Physical characteristics
- • location: south of Lester
- • coordinates: 37°42′32″N 81°17′31″W﻿ / ﻿37.7090031°N 81.2920465°W
- • elevation: 2,364 ft (721 m)
- Mouth: Guyandotte River
- • location: Mullens
- • coordinates: 37°34′54″N 81°22′54″W﻿ / ﻿37.5817809°N 81.3817692°W
- • elevation: 1,411 ft (430 m)
- Length: 15.1 mi (24.3 km)
- Basin size: 35.36 sq mi (91.6 km^{2})

= Slab Fork =

The Slab Fork is a tributary of the Guyandotte River, 15.1 mi long, in southern West Virginia in the United States. Via the Guyandotte and Ohio rivers, it is part of the watershed of the Mississippi River, draining an area of 35.36 sqmi in a mainly rural area on the unglaciated portion of the Allegheny Plateau.

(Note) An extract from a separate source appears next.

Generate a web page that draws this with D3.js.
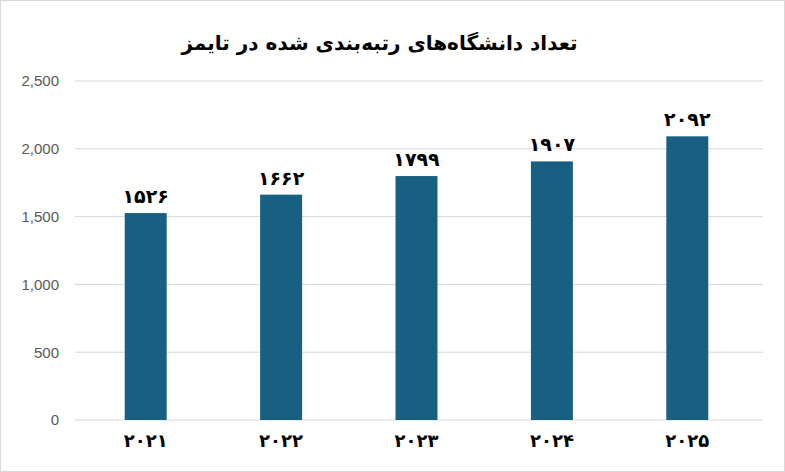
<!DOCTYPE html>
<html><head><meta charset="utf-8">
<script src="https://cdn.jsdelivr.net/npm/d3@7"></script>
<style>body{margin:0;background:#fff}</style>
</head><body><div id="chart"></div>
<script>
// chart data
const years = ["۲۰۲۱", "۲۰۲۲", "۲۰۲۳", "۲۰۲۴", "۲۰۲۵"];
const counts = [1526, 1662, 1799, 1907, 2092];
const countLabels = ["۱۵۲۶", "۱۶۶۲", "۱۷۹۹", "۱۹۰۷", "۲۰۹۲"];
const yTicks = [0, 500, 1000, 1500, 2000, 2500];

const width = 785, height = 472;
const margin = {top: 81, right: 22, bottom: 52, left: 78};

const svg = d3.select("#chart").append("svg")
  .attr("width", width).attr("height", height);

svg.append("rect").attr("x", 0.5).attr("y", 0.5)
  .attr("width", width - 1).attr("height", height - 1)
  .attr("fill", "#fff").attr("stroke", "#d9d9d9");

svg.append("text")
  .attr("x", width / 2 - 13).attr("y", 50)
  .attr("text-anchor", "middle")
  .style("font-family", "'DejaVu Sans', 'Noto Sans'")
  .style("font-weight", "bold").style("font-size", "20px")
  .attr("direction", "rtl")
  .text("تعداد دانشگاه‌های رتبه‌بندی شده در تایمز");

const x = d3.scaleBand(d3.range(years.length), [margin.left, width - margin.right - 8])
  .paddingInner(0.69).paddingOuter(0.345);
const y = d3.scaleLinear([0, 2500], [height - margin.bottom, margin.top]);

// gridlines
svg.append("g").selectAll("line").data(yTicks).join("line")
  .attr("x1", margin.left - 3).attr("x2", width - margin.right)
  .attr("y1", d => y(d)).attr("y2", d => y(d))
  .attr("stroke", "#d9d9d9");

const yAxis = svg.append("g")
  .attr("transform", `translate(${margin.left - 16},0)`)
  .call(d3.axisLeft(y).tickValues(yTicks).tickSize(0).tickFormat(d3.format(",")));
yAxis.select(".domain").remove();
yAxis.selectAll("text").style("font-family", "'Liberation Sans', Arial")
  .style("font-size", "15px").attr("fill", "#595959");

svg.append("g").selectAll("rect").data(counts).join("rect")
  .attr("x", (d, i) => x(i)).attr("width", x.bandwidth())
  .attr("y", d => y(d)).attr("height", d => y(0) - y(d))
  .attr("fill", "#176081");

svg.append("g").selectAll("text").data(counts).join("text")
  .attr("x", (d, i) => x(i) + x.bandwidth() / 2)
  .attr("y", d => y(d) - 10)
  .attr("text-anchor", "middle")
  .style("font-family", "'DejaVu Sans'").style("font-weight", "bold").style("font-size", "19px")
  .text((d, i) => countLabels[i]);

svg.append("g").selectAll("text").data(years).join("text")
  .attr("x", (d, i) => x(i) + x.bandwidth() / 2)
  .attr("y", height - margin.bottom + 27)
  .attr("text-anchor", "middle")
  .style("font-family", "'DejaVu Sans'").style("font-weight", "bold").style("font-size", "18px")
  .text(d => d);
</script></body></html>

The Slab Fork rises in Raleigh County, approximately 2 mi south of Lester and 2.5 mi west of Sophia, and initially flows generally southwestward through the communities of Slab Fork and Hotchkiss into eastern Wyoming County, where it turns southward and flows through the communities of Maben, Pierpont, and Otsego, to the city of Mullens, where it flows into the Guyandotte River from the north. Between Slab Fork and Mullens, the stream is paralleled by West Virginia Route 54.

According to 1992 data from the United States Geological Survey, approximately 95% of the Slab Fork watershed was forested; approximately 2% was used for agriculture; and approximately 1% was used for commercial or mining purposes.